Ma il cuore pulsante del “riuso” resta Manhattan, tra i quartieri del West e East Village. Quest’ultimo, che è in passato è stato un ex rifugio punk, oggi ospita gemme come No Relation Vintage, L Train Vintage, e boutique indipendenti che attirano sia fashion blogger internazionali che studenti di moda. Il West Village, invece con le sue vie eleganti e l’anima intellettuale, offre una selezione più curata e di nicchia, come Cure Thrift Shop: spazio che unisce ricerca stilistica, sostenibilità e storytelling.
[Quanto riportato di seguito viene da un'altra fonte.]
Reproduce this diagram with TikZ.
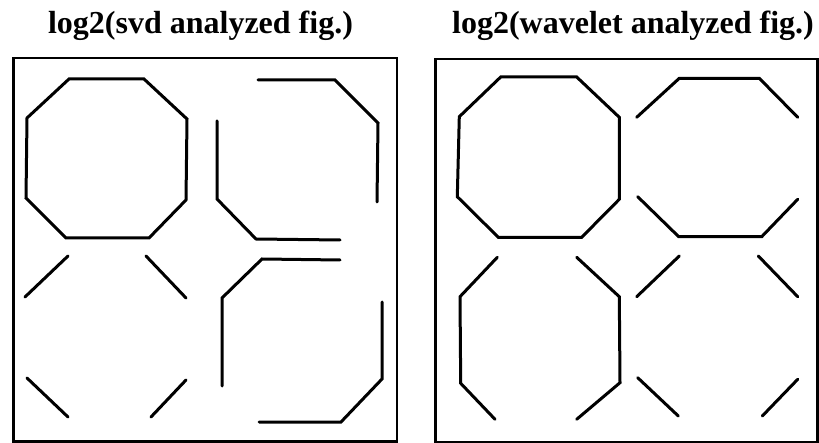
\documentclass[tikz,border=0pt]{standalone}
\usepackage{fontspec}
\setmainfont{Liberation Serif}
\begin{document}
\begin{tikzpicture}[x=1pt,y=-1pt,
  framebox/.style={line width=2.4pt},
  stroke/.style={line width=3pt,line cap=round,line join=miter},
  title/.style={font=\bfseries\fontsize{32}{34}\selectfont,anchor=base,inner sep=0pt}]
\useasboundingbox (0,0) rectangle (819,443);
% titles
\node[title] (t1) at (200.5,34) {log2(svd analyzed fig.)};
\node[title] (t2) at (633,34) {log2(wavelet analyzed fig.)};
% frames
\draw[framebox] (13.5,58) rectangle (397,441.5);
\draw[framebox] (435.5,59) rectangle (817.5,441.8);
% ---- left panel ----
\draw[stroke] (69,79) -- (144,79) -- (187,119) -- (186,200) -- (149,238) -- (66,238) -- (26,198) -- (27,118) -- cycle;
\draw[stroke] (258,80) -- (335,80) -- (378,123) -- (377,202);
\draw[stroke] (217,121) -- (217,199) -- (256,239) -- (340,240);
\draw[stroke] (68,256) -- (25,297);
\draw[stroke] (146,256) -- (186,298);
\draw[stroke] (27,378) -- (68,417);
\draw[stroke] (186,380) -- (151,417);
\draw[stroke] (340,260) -- (262,259) -- (222,298) -- (222,386);
\draw[stroke] (382,302) -- (382,379) -- (341,422) -- (259,422);
% ---- right panel ----
\draw[stroke] (500.7,77) -- (576.7,77) -- (619.3,117.3) -- (619.3,199.3) -- (581.7,237.3) -- (498.3,237.3) -- (457.3,196.7) -- (459.3,116.7) -- cycle;
\draw[stroke] (636.7,117.3) -- (679.3,78.3) -- (759.3,78.3) -- (797.7,117.3);
\draw[stroke] (637.7,196.7) -- (678.7,236.7) -- (761.7,236.7) -- (797.7,199.3);
\draw[stroke] (497.3,257.3) -- (460,296.7) -- (460.7,383.3) -- (495,419.3);
\draw[stroke] (576.7,257.3) -- (619.3,296.7) -- (620,382.7) -- (576.7,419.3);
\draw[stroke] (679.3,256) -- (636.7,296.7);
\draw[stroke] (758.3,256) -- (797.7,296.7);
\draw[stroke] (637.7,377.7) -- (678.3,416);
\draw[stroke] (797.7,379.3) -- (762.3,416);
\end{tikzpicture}
\end{document}
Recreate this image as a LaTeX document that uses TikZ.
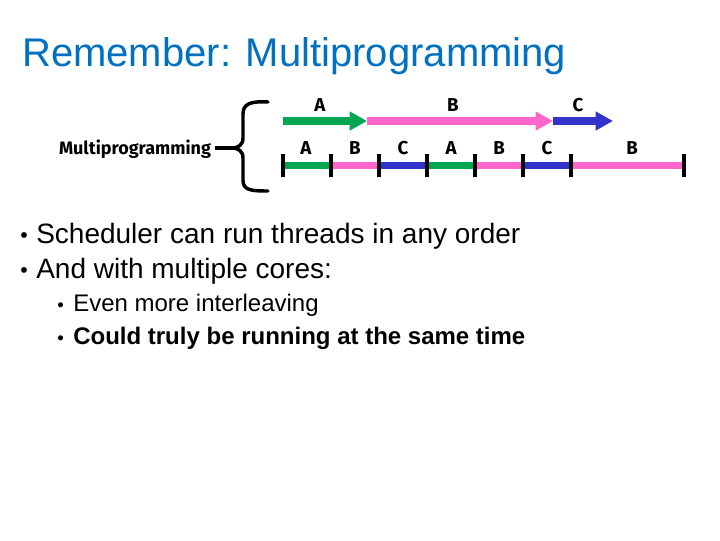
\documentclass[tikz,border=0pt]{standalone}
\usepackage{fontspec}
\setmainfont{Liberation Sans}
\newfontfamily\comicfont{Fira Sans}
\usetikzlibrary{arrows.meta}
\definecolor{titleblue}{RGB}{0,112,192}
\definecolor{tgreen}{RGB}{0,166,81}
\definecolor{tpink}{RGB}{255,102,204}
\definecolor{tblue}{RGB}{51,51,204}
\tikzset{
  lbl/.style={font=\comicfont\bfseries\fontsize{14}{16}\selectfont, inner sep=0pt, anchor=center},
  seg/.style={line width=5.25pt},
  tick/.style={line width=3pt},
  arr/.style={line width=6pt, -{Triangle[width=13.5pt,length=13pt]}},
  bul/.style={anchor=base west, inner sep=0pt},
}
\begin{document}
\begin{tikzpicture}[x=0.75pt,y=-0.75pt]
\useasboundingbox (0,0) rectangle (720,540);
% title
\node[bul, text=titleblue, font=\fontsize{30}{36}\selectfont] (title) at (22,66) {Remember: Multiprogramming};
% label
\node[lbl, anchor=base, font=\comicfont\bfseries\fontsize{13.5}{16}\selectfont] (mp) at (135,154) {Multiprogramming};
% brace
\draw[line width=2.6pt, line cap=round, line join=round] (268,102) .. controls (250,101) and (243,104) .. (243,114) -- (243,138) .. controls (243,145) and (238,148) .. (232,148) .. controls (238,148) and (243,151) .. (243,158) -- (243,180) .. controls (243,190) and (250,191) .. (268,191);
\coordinate (btip) at (232,148);
\draw[line width=2.6pt] (btip) -- ([xshift=4*0.75pt]mp.east |- btip);
% top arrows
\coordinate (a0) at (283,121);
\coordinate (a1) at (367,121);
\coordinate (a2) at (553,121);
\coordinate (a3) at (613,121);
\draw[arr, tgreen] (a0) -- (a1);
\draw[arr, tpink] (a1) -- (a2);
\draw[arr, tblue] (a2) -- (a3);
\node[lbl] (la) at (320,105) {A};
\node[lbl] (lb) at (453,105) {B};
\node[lbl] (lc) at (578,105) {C};
% timeline
\foreach \i/\x in {0/283,1/331,2/379,3/427,4/475,5/523,6/571,7/684}
  \coordinate (p\i) at (\x,165);
\draw[seg, tgreen] (p0) -- (p1);
\draw[seg, tpink] (p1) -- (p2);
\draw[seg, tblue] (p2) -- (p3);
\draw[seg, tgreen] (p3) -- (p4);
\draw[seg, tpink] (p4) -- (p5);
\draw[seg, tblue] (p5) -- (p6);
\draw[seg, tpink] (p6) -- (p7);
\foreach \i in {0,...,7}
  \draw[tick] ([yshift=11*0.75pt]p\i) -- ([yshift=-12*0.75pt]p\i);
\node[lbl] (s1) at (306,148) {A};
\node[lbl] (s2) at (355,148) {B};
\node[lbl] (s3) at (403,148) {C};
\node[lbl] (s4) at (451,148) {A};
\node[lbl] (s5) at (499,148) {B};
\node[lbl] (s6) at (547,148) {C};
\node[lbl] (s7) at (632,148) {B};
% bullets
\node[bul, font=\fontsize{16}{18}\selectfont] (b1) at (20,242) {•};
\node[bul, font=\fontsize{21}{25}\selectfont] (t1) at (36,243) {Scheduler can run threads in any order};
\node[bul, font=\fontsize{16}{18}\selectfont] (b2) at (20,277) {•};
\node[bul, font=\fontsize{21}{25}\selectfont] (t2) at (36,278) {And with multiple cores:};
\node[bul, font=\fontsize{14}{16}\selectfont] (b3) at (57,311) {•};
\node[bul, font=\fontsize{18}{22}\selectfont] (t3) at (73,311) {Even more interleaving};
\node[bul, font=\fontsize{14}{16}\selectfont] (b4) at (57,344) {•};
\node[bul, font=\fontsize{18}{22}\selectfont\bfseries] (t4) at (73,344) {Could truly be running at the same time};
\end{tikzpicture}
\end{document}
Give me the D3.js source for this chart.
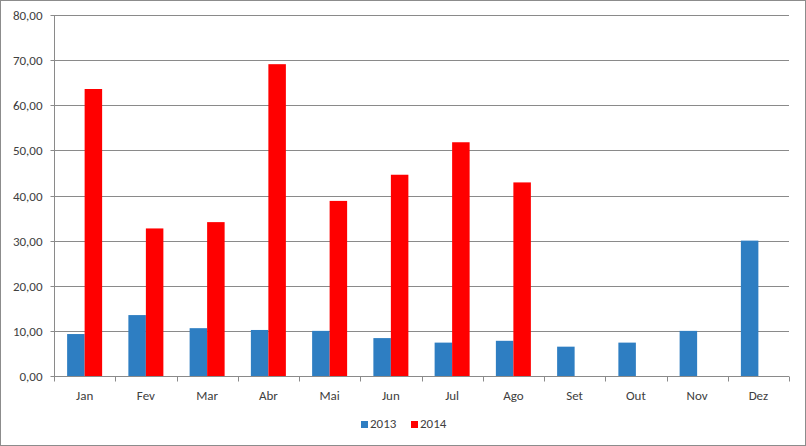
<!DOCTYPE html>
<html><head><meta charset="utf-8">
<script src="https://cdn.jsdelivr.net/npm/d3@7"></script>
<style>body{margin:0;background:#fff}svg{display:block}text{font-family:Carlito,Lato,"Open Sans",sans-serif;fill:#404040}</style>
</head><body>
<script>
const months = ["Jan","Fev","Mar","Abr","Mai","Jun","Jul","Ago","Set","Out","Nov","Dez"];
const series2013 = [9.3,13.5,10.6,10.2,10.0,8.4,7.4,7.8,6.5,7.4,10.0,30.0];
const series2014 = [63.6,32.7,34.1,69.1,38.8,44.6,51.8,42.9,null,null,null,null];
const seriesNames = ["2013","2014"];
const seriesColors = ["#2E7EC2","#FF0000"];
const yTicks = [0,10,20,30,40,50,60,70,80];

(function(){
const W=806,H=446;
const svg=d3.select("body").append("svg").attr("width",W).attr("height",H);
svg.append("rect").attr("x",0.5).attr("y",0.5).attr("width",W-1).attr("height",H-1).attr("fill","#fff").attr("stroke","#8c8c8c");

const pL=54,pR=789,pT=15,pB=376;
const x=d3.scaleBand().domain(months).range([pL,pR]);
const y=d3.scaleLinear().domain([0,80]).range([pB,pT]);
const bw=x.bandwidth()/3.5;
const fmt=v=>d3.format(".2f")(v).replace(".",",");

// gridlines
svg.append("g").selectAll("line").data(yTicks.filter(t=>t>0)).join("line")
  .attr("x1",pL).attr("x2",pR).attr("y1",d=>Math.round(y(d))+0.5).attr("y2",d=>Math.round(y(d))+0.5)
  .attr("stroke","#8a8a8a").attr("stroke-width",1);

// bars
const data=[series2013,series2014];
data.forEach((s,i)=>{
  svg.append("g").selectAll("rect").data(months.map((m,j)=>({m,v:s[j]})).filter(d=>d.v!=null)).join("rect")
    .attr("x",d=>x(d.m)+x.bandwidth()/2-bw+i*bw)
    .attr("width",bw)
    .attr("y",d=>y(d.v))
    .attr("height",d=>pB-y(d.v))
    .attr("fill",seriesColors[i]);
});

// y axis
const ya=d3.axisLeft(y).tickValues(yTicks).tickFormat(fmt).tickSize(4).tickPadding(8);
const gy=svg.append("g").attr("transform",`translate(${pL+0.5},0)`).call(ya);
gy.selectAll("line,path").attr("stroke","#8a8a8a");
gy.select(".domain").attr("d",`M0,${pT}V${pB}`);
gy.selectAll("text").style("font-size","13px").attr("fill","#404040");
gy.selectAll(".tick").attr("transform",d=>`translate(0,${Math.round(y(d))+0.5})`);

// x axis
const gx=svg.append("g").attr("transform",`translate(0,${pB+0.5})`);
gx.append("line").attr("x1",pL).attr("x2",pR).attr("stroke","#8a8a8a");
const bounds=months.map(m=>x(m)).concat([pR]);
gx.selectAll("line.t").data(bounds).join("line").attr("class","t")
  .attr("x1",d=>Math.round(d)+0.5).attr("x2",d=>Math.round(d)+0.5).attr("y1",0).attr("y2",5).attr("stroke","#8a8a8a");
gx.selectAll("text").data(months).join("text")
  .attr("x",d=>x(d)+x.bandwidth()/2).attr("y",23).attr("text-anchor","middle")
  .style("font-size","13px").text(d=>d);

// legend
const lg=svg.append("g");
const legX=[361,411];
seriesNames.forEach((n,i)=>{
  lg.append("rect").attr("x",legX[i]).attr("y",421).attr("width",7).attr("height",7).attr("fill",seriesColors[i]);
  lg.append("text").attr("x",legX[i]+9).attr("y",428).style("font-size","13px").text(n);
});
})();
</script>
</body></html>
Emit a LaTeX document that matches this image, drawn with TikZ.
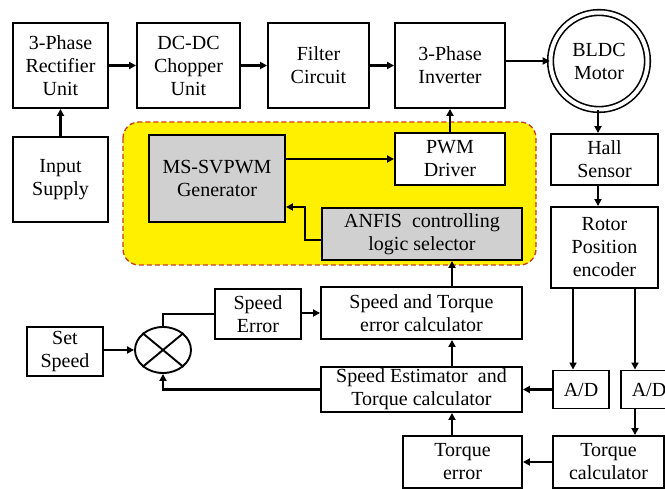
\documentclass[tikz,border=0pt]{standalone}
\usepackage{fontspec}
\setmainfont{Liberation Serif}
\usetikzlibrary{arrows.meta,shapes.geometric}
\definecolor{boxgray}{RGB}{208,208,208}
\definecolor{hlyellow}{RGB}{255,240,0}
\definecolor{dashred}{RGB}{200,60,30}
\begin{document}
\begin{tikzpicture}[x=1pt,y=-1pt,
  box/.style={draw, line width=1.9pt, align=center, inner sep=0pt, fill=white,
              font=\fontsize{20}{23}\selectfont},
  gbox/.style={box, fill=boxgray},
  arr/.style={line width=2.1pt, -{Triangle[length=7pt,width=7pt]}},
  ln/.style={line width=2.1pt}]
\useasboundingbox (0,0) rectangle (665,489);
\fill[white] (0,0) rectangle (665,489);

% highlighted region
\draw[fill=hlyellow, draw=dashred, dash pattern=on 5pt off 3pt, line width=1.3pt, rounded corners=16pt]
  (123,122) rectangle (536,265);

% top row
\node[box, minimum width=95pt, minimum height=85pt] (rect) at (60.5,65.5) {3-Phase\\Rectifier\\Unit};
\node[box, minimum width=103pt, minimum height=85pt] (chop) at (188.5,65.5) {DC-DC\\Chopper\\Unit};
\node[box, minimum width=101pt, minimum height=85pt] (filt) at (318.5,65.5) {Filter\\Circuit};
\node[box, minimum width=110pt, minimum height=85pt] (inv) at (450,65.5) {3-Phase\\Inverter};
\node[circle, draw, double, double distance=4pt, line width=1.6pt, minimum size=97pt,
      inner sep=0pt, align=center, font=\fontsize{20}{23}\selectfont] (motor) at (599,61) {BLDC\\Motor};

\node[box, minimum width=95pt, minimum height=85pt] (input) at (60.5,179.5) {Input\\Supply};

% control blocks in yellow region
\node[gbox, minimum width=136pt, minimum height=87pt] (msv) at (217,178.5) {MS-SVPWM\\Generator};
\node[box, minimum width=110pt, minimum height=52pt] (pwm) at (450,159) {PWM\\Driver};
\node[gbox, minimum width=200pt, minimum height=52pt] (anfis) at (422,234) {ANFIS\enspace controlling\\logic selector};

% sensor side
\node[box, minimum width=107pt, minimum height=51pt] (hall) at (604.5,159.5) {Hall\\Sensor};
\node[box, minimum width=107pt, minimum height=81pt] (rotor) at (604.5,247.5) {Rotor\\Position\\encoder};
\node[box, minimum width=56pt, minimum height=38pt] (ad1) at (581,389.5) {A/D};
\node[box, minimum width=56pt, minimum height=38pt] (ad2) at (649,389.5) {A/D};
\node[box, minimum width=111pt, minimum height=52pt] (tc) at (608.5,462) {Torque\\calculator};

% lower control chain
\node[box, minimum width=201pt, minimum height=52pt] (stc) at (421.5,313) {Speed and Torque\\error calculator};
\node[box, minimum width=201pt, minimum height=45pt] (est) at (421.5,389.5) {Speed Estimator\enspace and\\Torque calculator};
\node[box, minimum width=119pt, minimum height=52pt] (te) at (462.5,462) {Torque\\error};
\node[box, minimum width=86pt, minimum height=50pt] (se) at (258,314) {Speed\\Error};
\node[box, minimum width=76pt, minimum height=49pt] (set) at (65,351.5) {Set\\Speed};
\node[draw, ellipse, line width=1.9pt, minimum width=56pt, minimum height=46pt, inner sep=0pt] (sum) at (163,350) {};
\draw[line width=1.9pt] (sum.north west) -- (sum.south east);
\draw[line width=1.9pt] (sum.north east) -- (sum.south west);

% helper coordinates
\coordinate (xa) at (452,0);
\coordinate (xb) at (573,0);
\coordinate (xc) at (635,0);
\coordinate (xm) at (598,0);
\coordinate (k1) at (305,240);
\coordinate (k2) at (305,207);

% power path
\draw[arr] (rect) -- (chop);
\draw[arr] (chop) -- (filt);
\draw[arr] (filt) -- (inv);
\draw[arr] (inv.east |- motor.west) -- (motor.west);
\draw[arr] (input) -- (rect);

% control
\draw[arr] (msv.east |- pwm.west) -- (pwm.west);
\draw[arr] (pwm) -- (inv);
\draw[arr] (anfis.west |- k1) -- (k1) -- (k2) -- (msv.east |- k2);
\draw[arr] (stc.north -| xa) -- (anfis.south -| xa);
\draw[arr] (se.east |- stc.west) -- (stc.west);
\draw[ln] (sum.north) |- (se.west);
\draw[arr] (set.east |- sum.west) -- (sum.west);
\draw[arr] (est.west) -| (sum.south);
\draw[arr] (est.north -| xa) -- (stc.south -| xa);
\draw[arr] (te.north -| xa) -- (est.south -| xa);
\draw[arr] (tc.west) -- (te.east);
\draw[arr] (ad1.west) -- (est.east);
\draw[arr] (ad2.south -| xc) -- (tc.north -| xc);

% sensing
\draw[arr] (motor.south -| xm) -- (hall.north -| xm);
\draw[arr] (hall.south -| xm) -- (rotor.north -| xm);
\draw[arr] (rotor.south -| xb) -- (ad1.north -| xb);
\draw[arr] (rotor.south -| xc) -- (ad2.north -| xc);
\end{tikzpicture}
\end{document}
In queste aree, la cultura vintage è intrecciata all’identità dei distretti. I negozi diventano luoghi d’incontro, laboratori creativi, a volte anche palcoscenici per eventi, mostre o performance live. Non si tratta solo di acquistare un abito, ma di scoprire la sua storia.

Nel guardaroba di molti, l’usato ormai non è più una scelta di ripiego, ma un’opzione consapevole. Chi si rivolge al second-hand cerca innanzitutto valore: capi di qualità a prezzi più accessibili, spesso di marchi che nuovi sarebbero fuori budget. C’è poi la sostenibilità, con la soddisfazione di dare nuova vita a un indumento e ridurre l’impatto ambientale della moda. Per altri conta l’unicità: pezzi fuori produzione, storici o dal gusto retrò che non si trovano facilmente sul mercato. E non manca il lato emotivo: il piacere della caccia al tesoro, l’idea di scoprire un articolo con una storia alle spalle, magari carico di fascino e personalità.

Tuttavia dietro il romanticismo dell’usato si nasconde una macchina economica ben strutturata. Il vintage genera migliaia di posti di lavoro diretti e indiretti: venditori, curatori di stile, fotografi, sarti, social media manager, addetti alla logistica, restauratori tessili. Nella Big Apple, si stima che il comparto crei circa 6.000 occupazioni, con numeri in crescita grazie anche al boom delle vendite online.

Piattaforme come Depop, Poshmark, Vinted e Grailedhanno trasformato studenti universitari e appassionati di moda in micro-imprenditori capaci di guadagnare fino a 3.000 – 5.000 dollari al mese, rivendendo pezzi unici o curando capsule collection autoprodotte. A supporto, emergono anche coworking del vintage, laboratori di restyling e cooperative dedicate al riutilizzo dei tessuti.

Non è un caso se anche le grandi catene stanno cavalcando l’onda. Levi’s ha lanciato il programma Levi’s SecondHand, Urban Outfitters e ha aperto uno spazio dedicato al retrò chiamato Urban Renewal, e persino fast fashion come H&M e Zara stanno sperimentando corner per il pre-loved. Il passato, insomma, è diventato un business sempre più presente.